Reliable Imputed-Sample Assisted Vertical Federated Learning
Yaopei Zeng, Lei Liu, Shaoguo Liu, Hongjian Dou, Baoyuan Wu, Li Liu
TL;DR
The paper addresses the challenge of limited overlapping samples in vertical federated learning (VFL) by proposing RISA, a two-stage framework that imputes non-overlapping samples using mean imputation and assigns pseudo-labels via self-training. It then employs evidential deep learning with a Reduced Yager's Rule to quantify and fuse uncertainty across parties, enabling reliable, uncertainty-aware training. The authors demonstrate that RISA yields significant gains on CIFAR-10 and Criteo, with up to $48\%$ accuracy improvement when overlap is as low as $1\%$, highlighting the practical value of leveraging non-overlapping data under privacy constraints. This work provides a principled mechanism to mitigate imputation noise and improve VFL performance in data-scarce settings, with potential broad impact on privacy-preserving collaborative learning.
Abstract
Vertical Federated Learning (VFL) is a well-known FL variant that enables multiple parties to collaboratively train a model without sharing their raw data. Existing VFL approaches focus on overlapping samples among different parties, while their performance is constrained by the limited number of these samples, leaving numerous non-overlapping samples unexplored.

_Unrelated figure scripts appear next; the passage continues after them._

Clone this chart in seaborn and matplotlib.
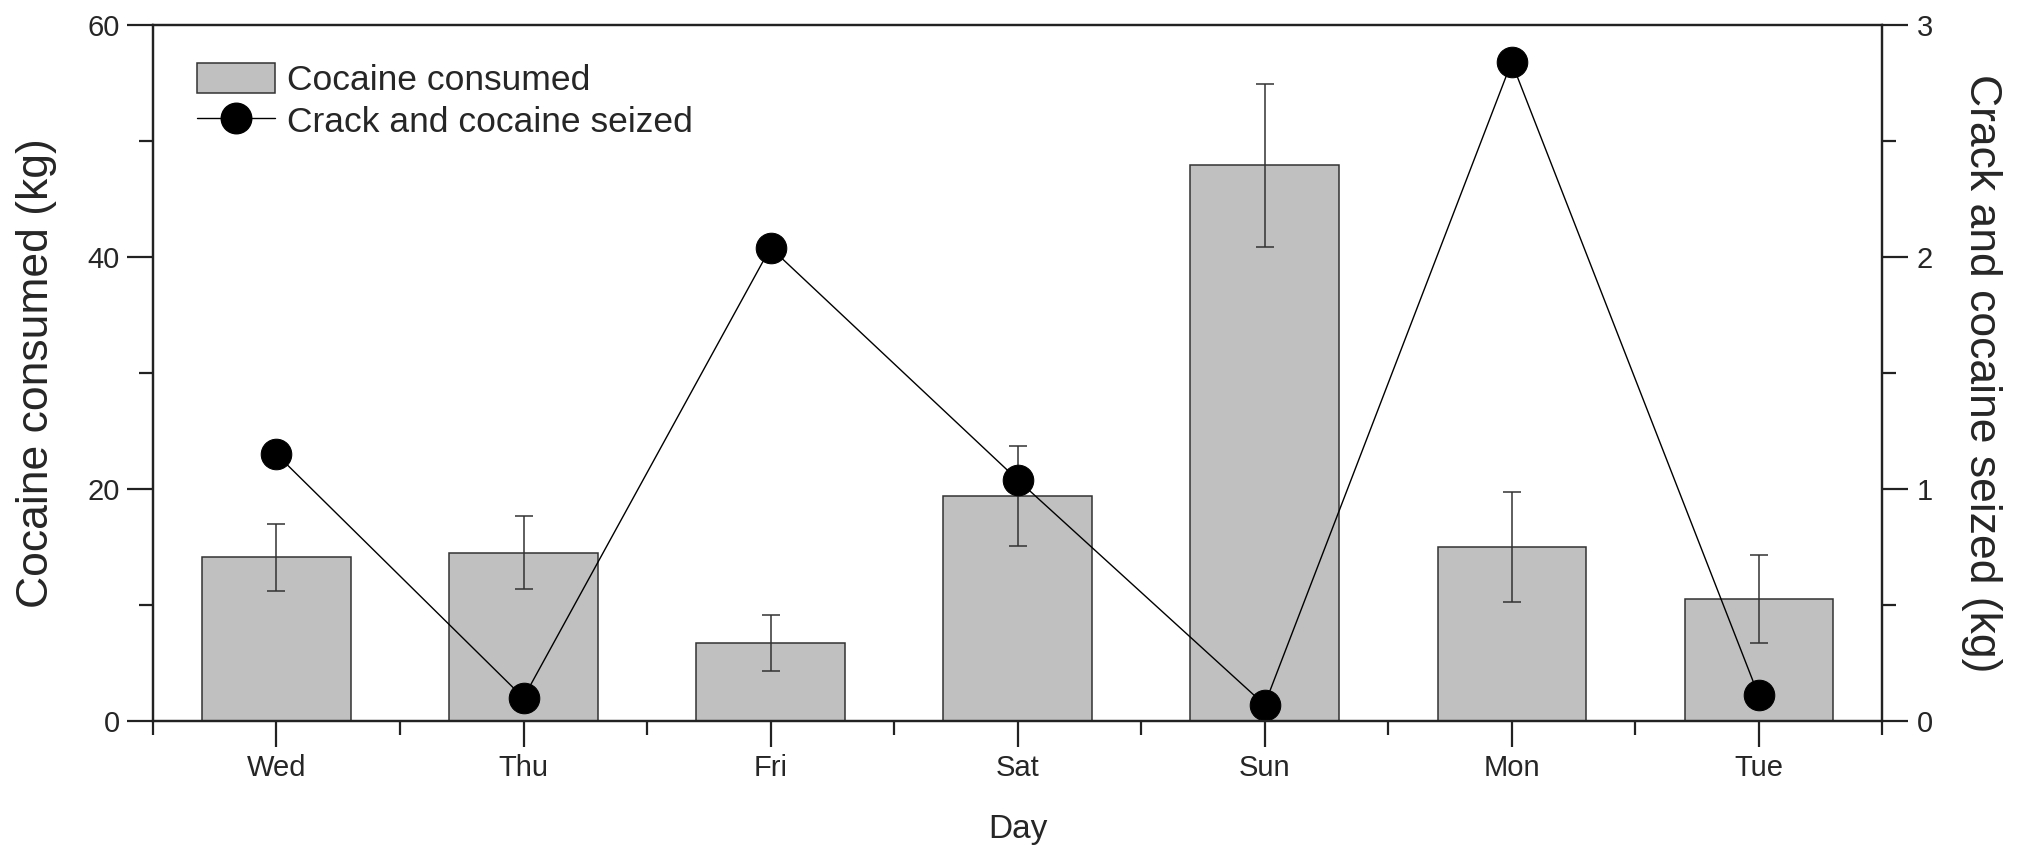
import numpy as np
import pandas as pd
import seaborn as sns
import matplotlib.pyplot as plt
from matplotlib.patches import Patch
from matplotlib.lines import Line2D
from matplotlib.ticker import MultipleLocator

days = ["Wed", "Thu", "Fri", "Sat", "Sun", "Mon", "Tue"]
consumed = [14.1, 14.5, 6.7, 19.4, 47.9, 15.0, 10.5]
consumed_err = [2.85, 3.15, 2.4, 4.3, 7.05, 4.7, 3.8]
seized = [1.15, 0.10, 2.04, 1.04, 0.07, 2.84, 0.11]

sns.set_theme(style="ticks")
plt.rcParams["font.family"] = ["Liberation Sans", "DejaVu Sans"]

df = pd.DataFrame({"day": days, "consumed": consumed, "seized": seized})

fig, ax = plt.subplots(figsize=(20.26, 8.55), dpi=100)
fig.subplots_adjust(left=0.0755, right=0.929, top=0.9708, bottom=0.1567)

# bars + error bars (left axis)
sns.barplot(data=df, x="day", y="consumed", order=days, errorbar=None,
            color="#c0c0c0", saturation=1, width=0.6,
            edgecolor="#333333", linewidth=1.1, ax=ax)
ax.errorbar(np.arange(len(days)), consumed, yerr=consumed_err, fmt="none",
            ecolor="#333333", elinewidth=1.1, capsize=6.8, capthick=1.1)

ax.set_xlim(-0.5, 6.5)
ax.set_ylim(0, 60)
ax.yaxis.set_major_locator(MultipleLocator(20))
ax.yaxis.set_minor_locator(MultipleLocator(10))
ax.xaxis.set_minor_locator(MultipleLocator(1, offset=0.5))
ax.set_xlabel("Day", fontsize=24, labelpad=23)
ax.set_ylabel("Cocaine consumed (kg)", fontsize=32, labelpad=22)

# seized line (right axis)
ax2 = ax.twinx()
sns.lineplot(x=np.arange(len(days)), y=seized, ax=ax2, color="black",
             linewidth=1.0, marker="o", markersize=22, markeredgecolor="black")
ax2.set_ylim(0, 3)
ax2.yaxis.set_major_locator(MultipleLocator(1))
ax2.yaxis.set_minor_locator(MultipleLocator(0.5))
ax2.set_ylabel("Crack and cocaine seized (kg)", fontsize=32, labelpad=20,
               rotation=270, va="bottom")

for a in (ax, ax2):
    for s in a.spines.values():
        s.set_linewidth(1.6)
        s.set_color("#222222")
    a.tick_params(which="major", length=19, width=1.6, labelsize=21,
                  color="#222222", direction="out")
    a.tick_params(which="minor", length=10, width=1.6, color="#222222",
                  direction="out")
ax.tick_params(axis="x", which="major", pad=5)
ax.tick_params(axis="y", pad=5)
ax2.tick_params(axis="y", pad=6)

handles = [Patch(facecolor="#c0c0c0", edgecolor="#333333", linewidth=1.1),
           Line2D([], [], color="black", linewidth=1.0, marker="o",
                  markersize=22)]
ax2.legend(handles, ["Cocaine consumed", "Crack and cocaine seized"],
           loc="upper left", bbox_to_anchor=(0.0254, 0.946), frameon=False,
           fontsize=25.5, handlelength=2.2, handleheight=0.95,
           handletextpad=0.35, labelspacing=0.2, borderpad=0, borderaxespad=0)

plt.savefig("out.png", dpi=100)
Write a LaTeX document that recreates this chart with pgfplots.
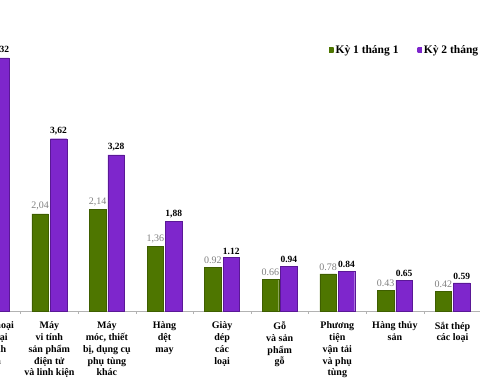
\documentclass[border=0pt]{standalone}
\usepackage{fontspec}
\setmainfont{Liberation Serif}
\usepackage{pgfplots}
\pgfplotsset{compat=1.18}
\definecolor{gmid}{HTML}{6E9E06}
\definecolor{gedge}{HTML}{4E7600}
\definecolor{gdark}{HTML}{3E5E00}
\definecolor{pmid}{HTML}{A448FA}
\definecolor{pedge}{HTML}{7E26CC}
\definecolor{pdark}{HTML}{5A1896}
\begin{document}
\begin{tikzpicture}
\begin{axis}[
  at={(-42.85pt,73pt)}, anchor=south west,
  scale only axis, width=522.8pt, height=311pt,
  xmin=-0.6, xmax=8.477, ymin=0, ymax=6.534,
  ybar, bar width=0.286,
  axis x line=bottom, axis y line=none,
  x axis line style={draw=gray!60, -},
  ytick=\empty,
  xtick={0,...,8},
  xticklabels={{Điện thoại\\các loại\\và linh\\kiện},
    {Máy\\vi tính\\sản phẩm\\điện tử\\và linh kiện},
    {Máy\\móc, thiết\\bị, dụng cụ\\phụ tùng\\khác},
    {Hàng\\dệt\\may},
    {Giày\\dép\\các\\loại},
    {Gỗ\\và sản\\phẩm\\gỗ},
    {Phương\\tiện\\vận tải\\và phụ\\tùng},
    {Hàng thủy\\sản},
    {Sắt thép\\các loại}},
  major x tick style={draw=none},
  minor xtick={-0.5,0.5,...,8.5},
  minor tick length=3pt, tick align=outside,
  minor x tick style={draw=gray!60},
  xticklabel style={align=center, font=\fontsize{10}{11.8}\selectfont\bfseries, yshift=-3pt},
  nodes near coords, point meta=explicit symbolic,
  legend style={at={(0.7055,0.839)}, anchor=west, draw=none, fill=none,
    font=\fontsize{11.5}{12}\selectfont\bfseries,
    /tikz/every even column/.append style={column sep=17pt}},
  legend columns=2, legend cell align=left,
  legend image code/.code={\draw[#1, draw=none] (0pt,-2.2pt) rectangle (4.4pt,2.2pt);},
]
\addplot[draw=gdark, left color=gedge, middle color=gmid, right color=gedge,
  bar shift=-0.16,
  every node near coord/.append style={font=\fontsize{10}{10}\selectfont, text=gray}]
  coordinates {(1,2.04) [2,04] (2,2.14) [2,14] (3,1.36) [1,36] (4,0.92) [0.92]
   (5,0.66) [0.66] (6,0.78) [0.78] (7,0.43) [0.43] (8,0.42) [0.42]};
\addlegendentry{Kỳ 1 tháng 1}
\addplot[draw=pdark, left color=pedge, middle color=pmid, right color=pedge,
  bar shift=0.16,
  every node near coord/.append style={font=\fontsize{9.5}{10}\selectfont\bfseries, text=black}]
  coordinates {(0,5.32) [5,32] (1,3.62) [3,62] (2,3.28) [3,28] (3,1.88) [1,88] (4,1.12) [1.12]
   (5,0.94) [0.94] (6,0.84) [0.84] (7,0.65) [0.65] (8,0.59) [0.59]};
\addlegendentry{Kỳ 2 tháng 1}
\end{axis}
\pgfresetboundingbox
\path[use as bounding box] (0pt,0pt) rectangle (480pt,384pt);
\end{tikzpicture}
\end{document}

Some previous work has explored techniques for imputing missing values in samples, but often without adequate attention to the quality of the imputed samples. To address this issue, we propose a Reliable Imputed-Sample Assisted (RISA) VFL framework to effectively exploit non-overlapping samples by selecting reliable imputed samples for training VFL models. Specifically, after imputing non-overlapping samples, we introduce evidence theory to estimate the uncertainty of imputed samples, and only samples with low uncertainty are selected. In this way, high-quality non-overlapping samples are utilized to improve VFL model. Experiments on two widely used datasets demonstrate the significant performance gains achieved by the RISA, especially with the limited overlapping samples, e.g., a 48% accuracy gain on CIFAR-10 with only 1% overlapping samples.